It is probable that the recent ECJ decision in the case of Federacion de Servicios de Comisiones Obreras v Deutsche Bank may have passed you by. ‘Record keeping’ and ‘working time’ are hardly terms that put fire in our bellies! However, this case has shone a light on a small but important section of workers’ working time rights. Importantly, it may end up having a significant impact in terms of time and cost for UK employers.
ECJ case on records of daily working time
The case itself involved a dispute between a Spanish workers’ union (CCOO) and Deutsche Bank’s Spanish operation. The union claimed that Deutsche Bank were in breach of their obligations under the Working Time Directive. The union argued that the bank should have set up a system to record the actual number of hours worked each day by each member of staff (so that a check could be made that the limits on working time were being complied with). The ECJ agreed with the union and held that ALL employers (irrespective of their size and the resources available to it), are obliged to keep objective, reliable and accessible records of the hours of work and rest breaks for ALL employees.

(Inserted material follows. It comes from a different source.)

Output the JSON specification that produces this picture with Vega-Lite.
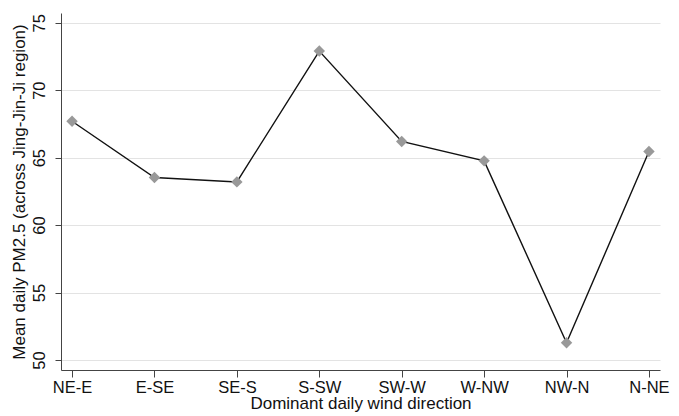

What UK law currently requires
In the UK, the Working Time Directive was translated into UK domestic law via the Working Time Regulations 1998 (WTR). Under the WTR, UK employers are required to keep records which are adequate to show whether certain working time limits and requirements are being complied with.
Whilst I know this is not riveting stuff, you may wish to know that records must be kept for each worker employed by the employer in relation the following:
Since the WTR were introduced, the HSE’s advice to employers has always been that specific records of daily working time are NOT required and that employers can rely on existing records maintained for other purposes, e.g. pay. Whilst this advice remains the HSE’s current advice, it would appear to be at odds with the ECJ’s decision.

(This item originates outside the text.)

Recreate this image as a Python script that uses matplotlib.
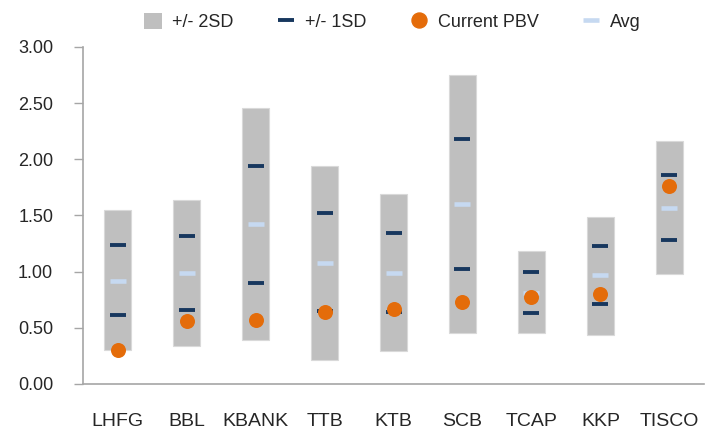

What should employers do now?
Firstly there is no immediate need for panic! Many employers will already record actual hours worked (particularly where workers are paid by the hour). For those who don’t, a quick internet search throws up oodles of techy solutions for recording time.
And there are many good reasons for you knowing how many hours your employees work. You will know from our recent blogs on mental health and well-being that employees putting in too many hours can be an indicator of stress. Other obvious reasons include productivity and performance issues.
Also, you do not need to worry that you will be flooded with ET claims for breach of WTR record-keeping. In the UK, legal proceedings relating to an employer’s failure to keep records cannot be brought by individual workers, but are instead brought by the HSE. A successful claim can result in the employer being fined and/or being ordered to take remedial action.
It is not clear how the UK Government will respond to this – they have other things on their mind currently! For now, I suggest you review your current arrangements for recording time for your employees. Aside from the actual hours listed in the contract, how else do you REALLY know what hours your employees are working?
Whilst I don’t see this as a return to using a clocking-on device, remember that working time is essentially a health and safety issue and not just a tick-box exercise. As we all become more aware of mental health issues in the workplace, and how a poorly run workplace can contribute to those problems, perhaps we all owe it to our teams to maintain more awareness of how long they are working as part of our overall duty of care.